Aim of the task →
Only the lines from the start of the data through the line with "const labelAngle = [53, 40, 12];" belong in the copy. Restate them word for word, minus the pictures.
* Begin Information shown *
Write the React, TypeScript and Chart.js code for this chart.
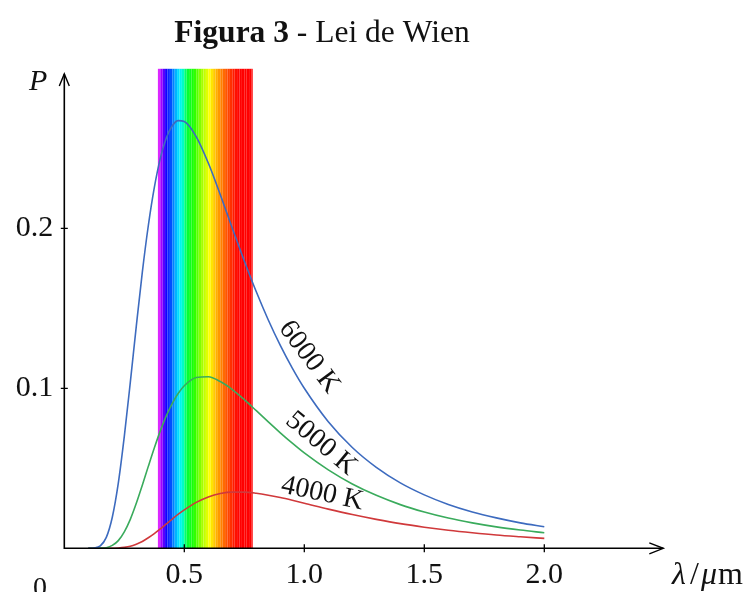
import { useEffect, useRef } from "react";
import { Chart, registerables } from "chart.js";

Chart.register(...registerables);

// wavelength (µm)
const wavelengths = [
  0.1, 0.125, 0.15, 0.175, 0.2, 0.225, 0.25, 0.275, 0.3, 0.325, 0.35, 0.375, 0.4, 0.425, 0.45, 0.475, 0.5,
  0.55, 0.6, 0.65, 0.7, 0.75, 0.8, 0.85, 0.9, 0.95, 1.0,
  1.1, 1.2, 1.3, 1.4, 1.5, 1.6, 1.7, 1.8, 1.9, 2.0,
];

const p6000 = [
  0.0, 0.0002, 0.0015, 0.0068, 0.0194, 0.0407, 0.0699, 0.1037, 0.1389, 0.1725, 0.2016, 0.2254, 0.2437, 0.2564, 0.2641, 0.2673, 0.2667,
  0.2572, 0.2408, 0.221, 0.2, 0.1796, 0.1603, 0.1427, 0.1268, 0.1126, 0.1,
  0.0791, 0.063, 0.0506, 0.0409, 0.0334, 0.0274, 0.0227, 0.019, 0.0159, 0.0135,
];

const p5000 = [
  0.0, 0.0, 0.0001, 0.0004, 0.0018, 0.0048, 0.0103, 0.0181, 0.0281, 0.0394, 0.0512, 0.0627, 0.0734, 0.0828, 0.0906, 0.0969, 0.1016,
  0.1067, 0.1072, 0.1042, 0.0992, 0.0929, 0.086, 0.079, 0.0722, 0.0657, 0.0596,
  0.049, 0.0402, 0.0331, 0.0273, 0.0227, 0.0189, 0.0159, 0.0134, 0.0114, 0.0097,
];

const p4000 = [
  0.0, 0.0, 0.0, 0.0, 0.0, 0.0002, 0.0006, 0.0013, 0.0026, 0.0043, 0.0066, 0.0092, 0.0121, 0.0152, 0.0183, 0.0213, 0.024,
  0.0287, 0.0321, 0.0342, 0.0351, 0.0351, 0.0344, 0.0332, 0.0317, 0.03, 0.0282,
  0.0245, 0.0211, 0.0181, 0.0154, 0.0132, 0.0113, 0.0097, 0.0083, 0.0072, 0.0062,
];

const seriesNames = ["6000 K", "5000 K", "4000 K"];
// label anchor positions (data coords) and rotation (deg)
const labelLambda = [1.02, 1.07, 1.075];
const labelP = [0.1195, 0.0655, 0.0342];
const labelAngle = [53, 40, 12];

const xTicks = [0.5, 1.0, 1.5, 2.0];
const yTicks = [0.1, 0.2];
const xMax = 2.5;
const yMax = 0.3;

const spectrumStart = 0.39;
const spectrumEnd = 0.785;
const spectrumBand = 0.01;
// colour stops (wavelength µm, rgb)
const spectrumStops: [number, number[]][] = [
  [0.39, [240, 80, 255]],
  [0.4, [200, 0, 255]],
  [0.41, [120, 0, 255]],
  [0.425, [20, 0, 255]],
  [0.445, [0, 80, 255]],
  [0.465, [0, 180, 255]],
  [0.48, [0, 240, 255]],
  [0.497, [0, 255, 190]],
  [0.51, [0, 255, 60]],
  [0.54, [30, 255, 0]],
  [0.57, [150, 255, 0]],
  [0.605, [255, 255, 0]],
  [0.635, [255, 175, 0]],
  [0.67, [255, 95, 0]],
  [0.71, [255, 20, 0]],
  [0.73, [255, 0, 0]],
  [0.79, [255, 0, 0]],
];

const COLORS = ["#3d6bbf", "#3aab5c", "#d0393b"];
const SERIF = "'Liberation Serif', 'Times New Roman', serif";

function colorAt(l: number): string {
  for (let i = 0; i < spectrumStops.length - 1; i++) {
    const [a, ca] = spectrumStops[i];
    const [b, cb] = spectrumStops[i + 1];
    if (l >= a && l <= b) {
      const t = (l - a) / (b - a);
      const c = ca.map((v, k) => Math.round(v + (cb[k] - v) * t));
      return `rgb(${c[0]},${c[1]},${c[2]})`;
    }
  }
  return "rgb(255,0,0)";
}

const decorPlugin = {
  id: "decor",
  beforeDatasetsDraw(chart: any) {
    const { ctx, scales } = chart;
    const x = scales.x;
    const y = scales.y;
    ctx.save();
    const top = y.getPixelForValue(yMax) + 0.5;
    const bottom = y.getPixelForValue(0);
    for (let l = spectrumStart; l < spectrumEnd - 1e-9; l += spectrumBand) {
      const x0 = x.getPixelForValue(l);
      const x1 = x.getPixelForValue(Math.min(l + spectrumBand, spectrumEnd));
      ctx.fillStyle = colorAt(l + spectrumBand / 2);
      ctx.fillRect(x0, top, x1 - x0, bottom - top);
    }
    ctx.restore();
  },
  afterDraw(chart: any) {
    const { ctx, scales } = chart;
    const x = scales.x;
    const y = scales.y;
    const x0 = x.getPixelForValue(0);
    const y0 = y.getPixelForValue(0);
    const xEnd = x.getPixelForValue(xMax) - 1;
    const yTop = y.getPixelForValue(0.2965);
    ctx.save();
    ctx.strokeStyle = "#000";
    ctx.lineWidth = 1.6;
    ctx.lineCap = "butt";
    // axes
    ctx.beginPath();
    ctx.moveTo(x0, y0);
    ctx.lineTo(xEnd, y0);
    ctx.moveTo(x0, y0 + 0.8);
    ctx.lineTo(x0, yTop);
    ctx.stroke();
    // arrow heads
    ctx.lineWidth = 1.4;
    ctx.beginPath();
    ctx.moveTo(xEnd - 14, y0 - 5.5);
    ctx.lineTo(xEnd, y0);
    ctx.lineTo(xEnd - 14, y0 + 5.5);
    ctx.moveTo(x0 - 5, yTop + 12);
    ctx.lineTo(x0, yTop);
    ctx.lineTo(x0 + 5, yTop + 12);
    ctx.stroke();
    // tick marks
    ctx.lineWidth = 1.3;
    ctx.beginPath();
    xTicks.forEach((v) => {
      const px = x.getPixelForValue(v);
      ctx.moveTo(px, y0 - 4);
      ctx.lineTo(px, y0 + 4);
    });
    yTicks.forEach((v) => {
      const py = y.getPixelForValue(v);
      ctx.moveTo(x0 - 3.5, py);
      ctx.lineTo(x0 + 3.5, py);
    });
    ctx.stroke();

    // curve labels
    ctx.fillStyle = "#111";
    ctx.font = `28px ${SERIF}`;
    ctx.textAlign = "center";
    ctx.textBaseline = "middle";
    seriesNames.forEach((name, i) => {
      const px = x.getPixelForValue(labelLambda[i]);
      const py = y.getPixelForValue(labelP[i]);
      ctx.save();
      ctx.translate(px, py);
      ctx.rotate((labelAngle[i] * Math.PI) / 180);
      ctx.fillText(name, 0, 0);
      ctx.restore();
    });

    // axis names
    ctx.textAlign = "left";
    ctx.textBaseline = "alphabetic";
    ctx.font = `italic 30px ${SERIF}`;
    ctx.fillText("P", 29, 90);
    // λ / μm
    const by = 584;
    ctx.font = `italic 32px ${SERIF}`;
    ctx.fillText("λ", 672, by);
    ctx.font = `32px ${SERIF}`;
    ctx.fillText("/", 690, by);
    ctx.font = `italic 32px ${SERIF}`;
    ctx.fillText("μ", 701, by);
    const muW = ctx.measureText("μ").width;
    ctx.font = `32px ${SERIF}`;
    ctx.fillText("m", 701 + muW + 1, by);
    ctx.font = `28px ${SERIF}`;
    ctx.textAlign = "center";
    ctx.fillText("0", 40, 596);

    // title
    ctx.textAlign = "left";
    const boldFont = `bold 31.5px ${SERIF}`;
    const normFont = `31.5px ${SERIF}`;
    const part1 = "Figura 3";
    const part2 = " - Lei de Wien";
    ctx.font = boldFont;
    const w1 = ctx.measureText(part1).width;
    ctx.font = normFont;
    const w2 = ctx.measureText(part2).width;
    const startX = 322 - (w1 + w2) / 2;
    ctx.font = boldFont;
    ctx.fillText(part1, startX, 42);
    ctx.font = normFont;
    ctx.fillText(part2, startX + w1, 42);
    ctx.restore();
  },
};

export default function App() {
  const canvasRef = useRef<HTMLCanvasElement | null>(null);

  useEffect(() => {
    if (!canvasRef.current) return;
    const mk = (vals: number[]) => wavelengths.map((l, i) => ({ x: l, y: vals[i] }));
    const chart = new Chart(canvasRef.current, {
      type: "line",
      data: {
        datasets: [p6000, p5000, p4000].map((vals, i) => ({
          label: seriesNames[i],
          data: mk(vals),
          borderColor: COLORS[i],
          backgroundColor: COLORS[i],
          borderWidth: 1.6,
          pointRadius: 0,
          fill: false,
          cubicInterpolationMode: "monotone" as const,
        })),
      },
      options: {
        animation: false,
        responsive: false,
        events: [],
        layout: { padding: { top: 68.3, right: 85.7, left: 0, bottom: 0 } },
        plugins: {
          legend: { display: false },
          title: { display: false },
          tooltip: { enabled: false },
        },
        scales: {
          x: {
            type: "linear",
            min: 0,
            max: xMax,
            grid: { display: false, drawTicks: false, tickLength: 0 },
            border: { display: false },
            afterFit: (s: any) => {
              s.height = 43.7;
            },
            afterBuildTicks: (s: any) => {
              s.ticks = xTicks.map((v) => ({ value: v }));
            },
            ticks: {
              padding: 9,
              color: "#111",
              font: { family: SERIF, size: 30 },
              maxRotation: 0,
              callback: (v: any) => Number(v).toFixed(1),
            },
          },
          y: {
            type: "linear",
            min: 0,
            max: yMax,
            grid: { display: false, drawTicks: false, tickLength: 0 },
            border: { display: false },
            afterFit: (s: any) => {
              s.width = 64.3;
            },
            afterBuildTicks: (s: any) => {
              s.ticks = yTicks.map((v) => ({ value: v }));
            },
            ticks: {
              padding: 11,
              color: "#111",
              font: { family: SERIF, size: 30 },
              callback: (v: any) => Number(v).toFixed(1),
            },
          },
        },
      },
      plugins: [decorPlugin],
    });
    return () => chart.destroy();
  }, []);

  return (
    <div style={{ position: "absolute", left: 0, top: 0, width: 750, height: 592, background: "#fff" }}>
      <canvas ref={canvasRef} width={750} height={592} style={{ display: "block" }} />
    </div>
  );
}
* End Information shown *
In response →
Write the React, TypeScript and Chart.js code for this chart.
import { useEffect, useRef } from "react";
import { Chart, registerables } from "chart.js";

Chart.register(...registerables);

// wavelength (µm)
const wavelengths = [
  0.1, 0.125, 0.15, 0.175, 0.2, 0.225, 0.25, 0.275, 0.3, 0.325, 0.35, 0.375, 0.4, 0.425, 0.45, 0.475, 0.5,
  0.55, 0.6, 0.65, 0.7, 0.75, 0.8, 0.85, 0.9, 0.95, 1.0,
  1.1, 1.2, 1.3, 1.4, 1.5, 1.6, 1.7, 1.8, 1.9, 2.0,
];

const p6000 = [
  0.0, 0.0002, 0.0015, 0.0068, 0.0194, 0.0407, 0.0699, 0.1037, 0.1389, 0.1725, 0.2016, 0.2254, 0.2437, 0.2564, 0.2641, 0.2673, 0.2667,
  0.2572, 0.2408, 0.221, 0.2, 0.1796, 0.1603, 0.1427, 0.1268, 0.1126, 0.1,
  0.0791, 0.063, 0.0506, 0.0409, 0.0334, 0.0274, 0.0227, 0.019, 0.0159, 0.0135,
];

const p5000 = [
  0.0, 0.0, 0.0001, 0.0004, 0.0018, 0.0048, 0.0103, 0.0181, 0.0281, 0.0394, 0.0512, 0.0627, 0.0734, 0.0828, 0.0906, 0.0969, 0.1016,
  0.1067, 0.1072, 0.1042, 0.0992, 0.0929, 0.086, 0.079, 0.0722, 0.0657, 0.0596,
  0.049, 0.0402, 0.0331, 0.0273, 0.0227, 0.0189, 0.0159, 0.0134, 0.0114, 0.0097,
];

const p4000 = [
  0.0, 0.0, 0.0, 0.0, 0.0, 0.0002, 0.0006, 0.0013, 0.0026, 0.0043, 0.0066, 0.0092, 0.0121, 0.0152, 0.0183, 0.0213, 0.024,
  0.0287, 0.0321, 0.0342, 0.0351, 0.0351, 0.0344, 0.0332, 0.0317, 0.03, 0.0282,
  0.0245, 0.0211, 0.0181, 0.0154, 0.0132, 0.0113, 0.0097, 0.0083, 0.0072, 0.0062,
];

const seriesNames = ["6000 K", "5000 K", "4000 K"];
// label anchor positions (data coords) and rotation (deg)
const labelLambda = [1.02, 1.07, 1.075];
const labelP = [0.1195, 0.0655, 0.0342];
const labelAngle = [53, 40, 12];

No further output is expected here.